運賃交渉は荷主・元請け間だけでなく、元請け・下請け間にもある。適正運賃収受には物流業界の多重構造の課題も影響している。

 全日本トラック協会の担当者が指摘するように、通販において送料は〝タダ〟ではない。企業側の負担を前提に、マーケティング上の訴求を検討する中で生まれた表現が「送料無料」だ。ただ、そのしわ寄せをすべて物流業界が負担しているわけではない。

 「LTVを重視する中で、最終利益を見込める購入額、顧客を対象に『〇円以上』、『〇点以上』『初回購入』といった条件で行っている。競争環境も厳しく、常時、全品無料はないのではないか」(同)、「商品は、広告宣伝費や人権費などあらゆる経費から原価が決まる。送料もその一つ。利益を取る目的はなく、企業努力でコストを吸収している」(通販大手関係者)というのが実際だ。

 運賃の交渉も「アマゾンなど大手の一部を除き、通販は弱い立場。値上げを断って運べなくなれば事業は成り立たない」(同)。政策パッケージは、物流サイドの交渉力の弱さを指摘するが、一律に語れるものではないだろう。

 実際、通販企業による送料への取り組み(日本通信販売協会調べ、21年度)を見ると、協会会員を対象に行ったアンケート調査では、送料を「すべて無料」としているのは、全体のわずか5%ほどにとどまる。「すべて有料」は約6%、何らかの会員組織への加入を前提に無料にする「会員は無料」は約12%、「一定金額以上の購入では無料」が約63%と最も多くを占め、顧客に一定の送料負担を求めているのは、8割に上る。自社の企業努力でコスト吸収を図りつつ、企業間の自由競争の中で微妙な価格設定、表示を行っているのが現実だ。

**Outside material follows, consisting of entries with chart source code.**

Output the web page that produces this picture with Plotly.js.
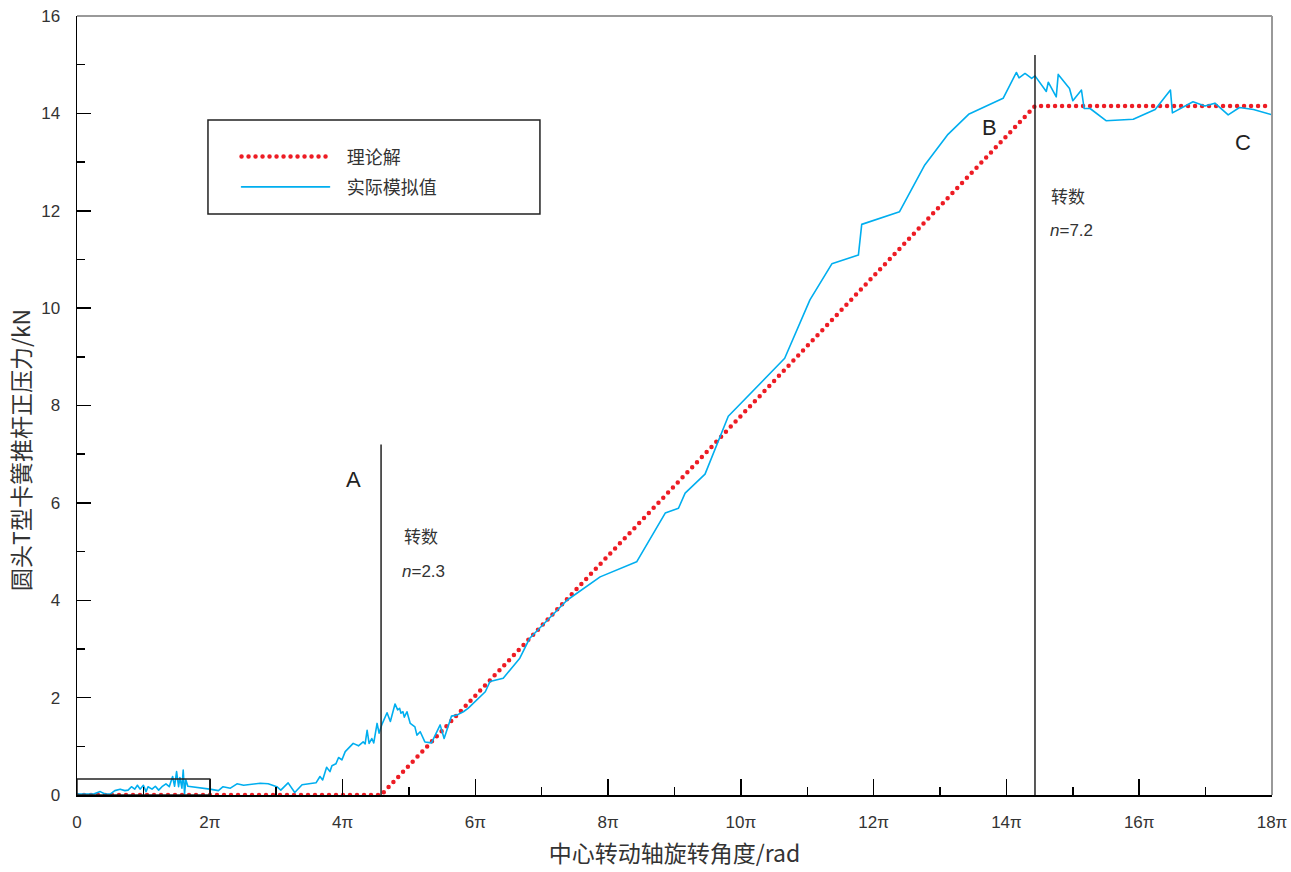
<!DOCTYPE html>
<html><head><meta charset="utf-8">
<script src="https://cdn.plot.ly/plotly-3.0.1.min.js"></script>
<style>
html,body{margin:0;padding:0;background:#fff;}
path.js-line{stroke-linecap:round;stroke-linejoin:round;}
</style></head><body>
<div id="chart" style="width:1291px;height:872px;"></div>
<script>
// rotation angle of the central shaft, in units of π rad
const simX = [0, 0.25, 0.35, 0.42, 0.50, 0.57, 0.65, 0.72, 0.77, 0.82,
  0.87, 0.91, 0.95, 1.00, 1.04, 1.07, 1.13, 1.18, 1.23, 1.28,
  1.34, 1.39, 1.44, 1.47, 1.50, 1.53, 1.55, 1.58, 1.60, 1.62,
  1.64, 1.67, 2.00, 2.13, 2.20, 2.31, 2.41, 2.51, 2.76, 2.88,
  3.01, 3.07, 3.18, 3.28, 3.39, 3.60, 3.66, 3.70, 3.76, 3.81,
  3.84, 3.90, 3.94, 3.99, 4.04, 4.16, 4.24, 4.31, 4.34, 4.37,
  4.40, 4.44, 4.47, 4.52, 4.55, 4.59, 4.67, 4.72, 4.79, 4.83,
  4.86, 4.88, 4.91, 4.93, 4.97, 5.02, 5.09, 5.12, 5.17, 5.24,
  5.34, 5.47, 5.53, 5.57, 5.64, 5.72, 5.82, 5.89, 5.97, 6.15,
  6.22, 6.42, 6.67, 6.82, 7.38, 7.88, 8.43, 8.86, 9.06, 9.16,
  9.46, 9.81, 10.66, 11.04, 11.37, 11.77, 11.82, 12.39, 12.77, 13.12,
  13.43, 13.95, 14.15, 14.19, 14.28, 14.38, 14.43, 14.60, 14.63, 14.75,
  14.78, 14.95, 15.00, 15.13, 15.17, 15.26, 15.50, 15.91, 16.24, 16.47,
  16.50, 16.81, 16.99, 17.14, 17.34, 17.51, 17.72, 18.00];
// simulated normal pressure, kN
const simY = [0.02, 0.02, 0.07, 0.02, 0.02, 0.09, 0.12, 0.09, 0.10, 0.17,
  0.12, 0.20, 0.12, 0.20, 0.07, 0.17, 0.12, 0.18, 0.10, 0.17,
  0.23, 0.17, 0.38, 0.18, 0.48, 0.17, 0.36, 0.14, 0.51, 0.02,
  0.31, 0.18, 0.12, 0.09, 0.17, 0.14, 0.23, 0.20, 0.24, 0.23,
  0.17, 0.10, 0.25, 0.05, 0.21, 0.25, 0.38, 0.31, 0.57, 0.48,
  0.60, 0.64, 0.77, 0.72, 0.89, 1.06, 1.01, 1.09, 1.05, 1.33,
  1.06, 1.16, 1.07, 1.47, 1.27, 1.44, 1.69, 1.51, 1.87, 1.75,
  1.78, 1.68, 1.71, 1.60, 1.71, 1.47, 1.40, 1.23, 1.30, 1.09,
  1.07, 1.44, 1.16, 1.33, 1.62, 1.64, 1.71, 1.78, 1.88, 2.12,
  2.33, 2.40, 2.81, 3.22, 4.00, 4.48, 4.79, 5.79, 5.89, 6.20,
  6.59, 7.78, 8.97, 10.17, 10.91, 11.09, 11.72, 11.98, 12.94, 13.57,
  13.98, 14.31, 14.84, 14.73, 14.82, 14.72, 14.77, 14.45, 14.64, 14.34,
  14.80, 14.51, 14.26, 14.48, 14.10, 14.10, 13.85, 13.88, 14.08, 14.48,
  14.01, 14.24, 14.15, 14.21, 13.97, 14.12, 14.08, 13.97];

// theoretical curve: zero until point A, linear rise to point B, then constant
const theoryX = [0, 4.58, 14.43, 18];
const theoryY = [0, 0, 14.15, 14.15];
const markerTopY = [7.2, 15.2];   // tops of the A / B marker lines

const xTickVals = [0, 2, 4, 6, 8, 10, 12, 14, 16, 18];
const xTickText = ['0', '2π', '4π', '6π', '8π', '10π', '12π', '14π', '16π', '18π'];
const seriesNames = ['理论解', '实际模拟值'];

const txt = '#333';
const latin = 'Liberation Sans, Arial, sans-serif';
const cjk = 'Noto Sans CJK SC, Liberation Sans, sans-serif';
const pad = '\u00a0\u00a0\u00a0';

const traces = [
  {x: theoryX, y: theoryY, mode: 'lines', name: pad + seriesNames[0], legendgroup: 'a',
   line: {color: '#ED1C24', width: 4.5, dash: '0px,7px'}, cliponaxis: false, hoverinfo: 'skip'},
  {x: simX, y: simY, mode: 'lines', name: pad + seriesNames[1], legendgroup: 'b',
   line: {color: '#00AEEF', width: 1.6}, cliponaxis: false, hoverinfo: 'skip'}
];

const layout = {
  width: 1291, height: 872,
  margin: {l: 77, r: 19, t: 16, b: 77},
  paper_bgcolor: '#fff', plot_bgcolor: '#fff',
  font: {family: latin, size: 16, color: txt},
  showlegend: true,
  legend: {x: 0.1335, y: 0.843, xanchor: 'left', yanchor: 'top',
    bgcolor: 'rgba(0,0,0,0)', borderwidth: 0, itemwidth: 88,
    traceorder: 'grouped', tracegroupgap: 4,
    font: {family: cjk, size: 18, color: txt}},
  xaxis: {range: [0, 18], tickmode: 'array', tickvals: xTickVals, ticktext: xTickText,
    showgrid: false, zeroline: false, showline: true, linecolor: '#000', linewidth: 1.5,
    ticks: 'inside', ticklen: 16, tickwidth: 1.5, tickcolor: '#000',
    ticklabelstandoff: 11,
    tickfont: {family: 'Liberation Sans Narrow, Liberation Sans, Arial, sans-serif', size: 17, color: txt},
    minor: {dtick: 1, tick0: 0, ticks: 'inside', ticklen: 8, tickwidth: 1.5, tickcolor: '#000'},
    title: {text: '中心转动轴旋转角度/rad', font: {family: cjk, size: 23, color: txt}, standoff: 15}},
  yaxis: {range: [0, 16], dtick: 2, tick0: 0,
    showgrid: false, zeroline: false, showline: true, linecolor: '#000', linewidth: 1.5,
    ticks: 'inside', ticklen: 14, tickwidth: 1.5, tickcolor: '#000',
    ticklabelstandoff: 12,
    tickfont: {family: latin, size: 17, color: txt},
    minor: {dtick: 1, tick0: 0, ticks: 'inside', ticklen: 8, tickwidth: 1.5, tickcolor: '#000'}},
  shapes: [
    {type: 'line', xref: 'paper', yref: 'paper', x0: 0, x1: 1, y0: 1, y1: 1, line: {color: '#999', width: 2}},
    {type: 'line', xref: 'paper', yref: 'paper', x0: 1, x1: 1, y0: 0, y1: 1, line: {color: '#999', width: 2}},
    {type: 'rect', xref: 'x', yref: 'y', x0: 0, x1: 2, y0: 0, y1: 0.33, line: {color: '#222', width: 1.5}},
    {type: 'line', xref: 'x', yref: 'y', x0: theoryX[1], x1: theoryX[1], y0: 0, y1: markerTopY[0], line: {color: '#222', width: 1.5}},
    {type: 'line', xref: 'x', yref: 'y', x0: theoryX[2], x1: theoryX[2], y0: 0, y1: markerTopY[1], line: {color: '#222', width: 1.5}},
    {type: 'rect', xref: 'paper', yref: 'paper', x0: 0.1096, x1: 0.3874, y0: 0.7458, y1: 0.8665, line: {color: '#222', width: 1.5}}
  ],
  annotations: [
    {xref: 'paper', yref: 'paper', x: -0.0477, y: 0.443, xanchor: 'center', yanchor: 'middle',
     text: '圆头T型卡簧推杆正压力/kN', textangle: -90,
     showarrow: false, font: {family: cjk, size: 23, color: txt}},
    {xref: 'x', yref: 'y', x: 4.17, y: 6.49, text: 'A', showarrow: false, font: {family: latin, size: 22, color: '#222'}},
    {xref: 'x', yref: 'y', x: 4.90, y: 5.34, xanchor: 'left', text: '转数', showarrow: false, font: {family: cjk, size: 17, color: txt}},
    {xref: 'x', yref: 'y', x: 4.87, y: 4.60, xanchor: 'left', text: '<i>n</i>=2.3', showarrow: false, font: {family: latin, size: 17, color: txt}},
    {xref: 'x', yref: 'y', x: 13.74, y: 13.70, text: 'B', showarrow: false, font: {family: latin, size: 22, color: '#222'}},
    {xref: 'x', yref: 'y', x: 17.56, y: 13.41, text: 'C', showarrow: false, font: {family: latin, size: 22, color: '#222'}},
    {xref: 'x', yref: 'y', x: 14.64, y: 12.32, xanchor: 'left', text: '转数', showarrow: false, font: {family: cjk, size: 17, color: txt}},
    {xref: 'x', yref: 'y', x: 14.62, y: 11.60, xanchor: 'left', text: '<i>n</i>=7.2', showarrow: false, font: {family: latin, size: 17, color: txt}}
  ]
};

Plotly.newPlot('chart', traces, layout, {staticPlot: true, displayModeBar: false});
</script>
</body></html>
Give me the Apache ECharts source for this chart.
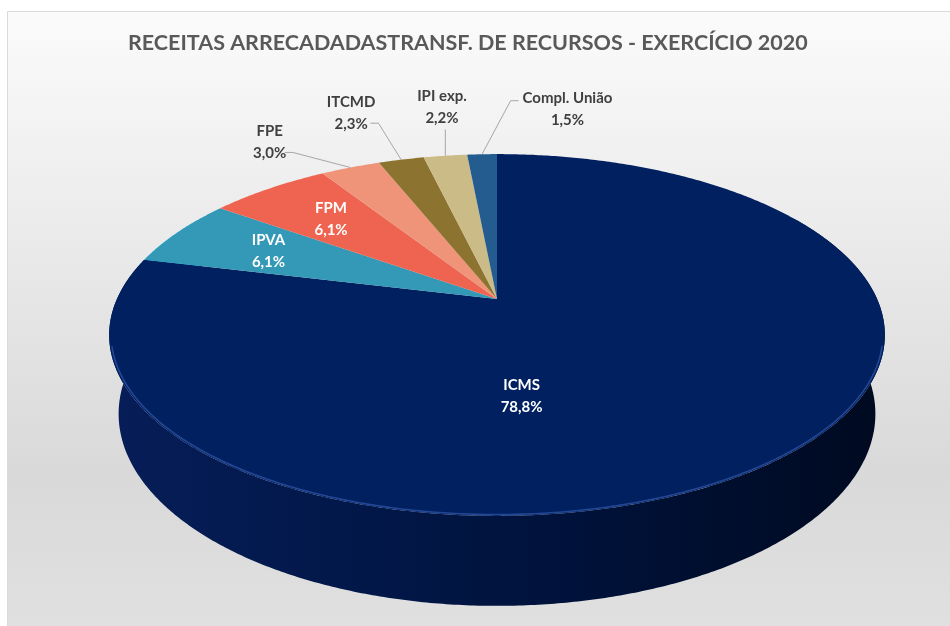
<!DOCTYPE html>
<html>
<head>
<meta charset="utf-8">
<script src="https://cdn.jsdelivr.net/npm/echarts@6/dist/echarts.min.js"></script>
<style>
  html, body { margin: 0; padding: 0; background: #fff; }
  #myChart { width: 950px; height: 626px; }
</style>
</head>
<body>
<div id="myChart"></div>
<script>
// dados do gráfico (%)
var categories = ['ICMS', 'IPVA', 'FPM', 'FPE', 'ITCMD', 'IPI exp.', 'Compl. União'];
var shares = [78.8, 6.1, 6.1, 3.0, 2.3, 2.2, 1.5];
var chartTitle = 'RECEITAS ARRECADADASTRANSF. DE RECURSOS - EXERCÍCIO 2020';

// estilo
var colors = ['#002060', '#3399b6', '#ef6450', '#f09479', '#8c7430', '#cbbb86', '#245c90'];
var insideLabel = [true, true, true, false, false, false, false];
var labelFont = 'bold 15px Lato';
// ajustes de posição dos rótulos (px), como o Excel os deixou
var labelNudge = {
  'ICMS': [-160, -10],
  'FPE': [-45, 7],
  'ITCMD': [-27, -13],
  'IPI exp.': [9, -14],
  'Compl. União': [89, -11]
};

// "câmera" da pizza 3D
var cx = 497, cy = 299, f = 1699, d = 4.47, h = 0.235;
var alpha = 27.2 * Math.PI / 180;
var sa = Math.sin(alpha), ca = Math.cos(alpha);

function proj(deg, r, Y) {
  var t = deg * Math.PI / 180;
  var X = r * Math.sin(t), Z = -r * Math.cos(t);
  var depth = d - Y * sa - Z * ca;
  return [cx + f * X / depth, cy - f * (Y * ca - Z * sa) / depth];
}
function arc(a0, a1, r, Y) {
  var pts = [], n = Math.max(2, Math.ceil(Math.abs(a1 - a0) / 0.5));
  for (var k = 0; k <= n; k++) pts.push(proj(a0 + (a1 - a0) * k / n, r, Y));
  return pts;
}

var total = shares.reduce(function (a, b) { return a + b; }, 0);
function angles(i) {
  var before = 0;
  for (var k = 0; k < i; k++) before += shares[k];
  return [before / total * 360, (before + shares[i]) / total * 360];
}
function fmt(v) { return v.toFixed(1).replace('.', ',') + '%'; }

var measureCtx = document.createElement('canvas').getContext('2d');
measureCtx.font = labelFont;

function renderWall(params, api) {
  var i = params.dataIndex;
  var a = angles(i);
  var a0 = Math.max(a[0], 60), a1 = Math.min(a[1], 300);
  if (a1 <= a0) return { type: 'group', children: [] };
  var pts = arc(a0, a1, 1, 0).concat(arc(a1, a0, 1, -h));
  var fill = i === 0
    ? new echarts.graphic.LinearGradient(110, 0, 885, 0, [
        { offset: 0, color: '#061d58' },
        { offset: 0.3, color: '#02184a' },
        { offset: 0.6, color: '#00123a' },
        { offset: 1, color: '#000a20' }
      ], true)
    : echarts.color.lift(colors[i], -0.4);
  return { type: 'polygon', shape: { points: pts }, style: { fill: fill } };
}

function renderTop(params, api) {
  var i = params.dataIndex;
  var a = angles(i);
  var children = [];
  var pts = [proj(0, 0, 0)].concat(arc(a[0], a[1], 1, 0));
  children.push({ type: 'polygon', shape: { points: pts }, style: { fill: colors[i] } });
  if (i === 0) {
    // brilho na borda da face superior
    children.push({
      type: 'polyline', shape: { points: arc(105, 255, 0.995, 0) },
      style: { stroke: 'rgba(70,110,200,0.5)', lineWidth: 1.6, fill: null }
    });
  }
  var mid = (a[0] + a[1]) / 2;
  var name = categories[i];
  var nudge = labelNudge[name] || [0, 0];
  var text = name + '\n' + fmt(api.value(1));
  var lp;
  if (insideLabel[i]) {
    lp = proj(mid, 0.7, 0);
    lp = [lp[0] + nudge[0], lp[1] + nudge[1]];
    children.push({
      type: 'text', x: lp[0], y: lp[1],
      style: { text: text, fill: '#ffffff', font: labelFont, align: 'center', verticalAlign: 'middle', lineHeight: 22 }
    });
  } else {
    lp = proj(mid, 1.3, 0);
    lp = [lp[0] + nudge[0], lp[1] + nudge[1]];
    var rim = proj(mid, 1, 0);
    var hw = Math.max(measureCtx.measureText(name).width, measureCtx.measureText(fmt(api.value(1))).width) / 2;
    var line;
    if (Math.abs(rim[0] - lp[0]) < hw) {
      line = [[rim[0], lp[1] + 22], rim];
    } else if (rim[0] > lp[0]) {
      line = [[lp[0] + hw * 0.55 + 6, lp[1] + 10], [lp[0] + hw * 0.55 + 14, lp[1] + 10], rim];
    } else {
      line = [[lp[0] - hw - 4, lp[1] - 8], [lp[0] - hw - 12, lp[1] - 8], rim];
    }
    children.push({
      type: 'polyline', shape: { points: line },
      style: { stroke: '#a6a6a6', lineWidth: 1, fill: null }
    });
    children.push({
      type: 'text', x: lp[0], y: lp[1],
      style: { text: text, fill: '#404040', font: labelFont, align: 'center', verticalAlign: 'middle', lineHeight: 22 }
    });
  }
  return { type: 'group', children: children };
}

var myChart = echarts.init(document.getElementById('myChart'));
var seriesData = shares.map(function (v, i) { return [i, v]; });
myChart.setOption({
  animation: false,
  title: {
    text: chartTitle,
    left: 123,
    top: 27,
    textStyle: { fontFamily: 'Lato', fontWeight: 'bold', fontSize: 21.5, color: '#595959' }
  },
  graphic: [{
    type: 'rect', z: -10, silent: true,
    shape: { x: 7.5, y: 11.5, width: 1000, height: 700 },
    style: {
      fill: new echarts.graphic.LinearGradient(0, 11, 0, 626, [
        { offset: 0, color: '#fbfbfb' },
        { offset: 0.75, color: '#d9d9d9' },
        { offset: 1, color: '#e0e0e0' }
      ], true),
      stroke: '#d9d9d9', lineWidth: 1
    }
  }],
  series: [
    { type: 'custom', name: 'parede', coordinateSystem: 'none', z: 2, renderItem: renderWall, data: seriesData, silent: true },
    { type: 'custom', name: 'topo', coordinateSystem: 'none', z: 3, renderItem: renderTop, data: seriesData }
  ]
});
</script>
</body>
</html>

 その中で、「送料無料」がクローズアップされたことに、別の業界関係者は、「言葉狩り。表示するとタダと思われるというのはこじつけ。ワーディングの問題で本質的ではない」と憤る。

市場に溢れる「無料」表示

 物流業界だけの問題なのか、という視点もある。市場には、「通話料無料」「サンプル無料」など「無料」を掲げる表示は送料にとどまらず、その種の表示は溢れている。これら表示が問題というのであれば、同様に薄利で業務を委託されているコールセンター業界や製造業界からも声が上がってしかるべきだ。だが、これまでのところ、そのような話は聞いたことがない。商品価格は、さまざまなコストの吸収、加味を経て調整され、各コストは、委託事業者らと自由競争の中で交渉され、設定されているためだ。「送料無料」がダメというのであれば、これらあまたある無料表示を含め、広く表記規制の問題に発展する可能性がある。

 反対に数ある無料表示に言及せず、「送料無料」の是正のみ図るのであれば、それは物流業界にのみ特筆すべき規制根拠が必要ということになるだろう。

 ただ、「無料表示」を一律に規制する法的根拠を見出すのは難しい。景品表示法は、表示の有利性や優良性を規制する。「3000円(送料無料)」「3000円(送料込み)」などと表示がウソであれば規制も可能だが、消費者が支払うのは表示額のみ。表示は事実であり、景表法上の問題を問うのは難しい。

 特定商取引法上も送料など通販で求められる義務表示を適切に行っていれば問題にはならない。

物流業界によるロビー活動の影響か

 ではなぜ、「送料無料」は狙い打ちされたのか。

 「2024年問題」の解決を政府に働きかける全日本トラック協会は、国土交通省が20年4月、適正な運賃収受に向けたトラック輸送の「標準的な運賃」について告示して以降、取り組みを強化してきた。「労働時間の制約で賃金も下がる。長時間労働しても全体の水準を下回り、さらに担い手も不足している。

 『標準的な運賃』の告示を背景に交渉しようとしてもはねのけられてしまう」(協会担当者)。「標準的な運賃」の周知に向け、告示が行われた際には荷主業界向け専門紙16紙への広告掲載を行ったほか、今回もウェブ広告で物流の苦境を訴える。自民党トラック輸送振興議員連盟や自動車議連自動車政策懇談会への積極的な働きかけも行っており、政策パッケージも熱心なロビー活動の成果との見方もある。「送料無料憎し」の声もこうしたキャンペーンの中で、これを象徴する問題として、その攻撃対象としてクローズアップされた可能性がある。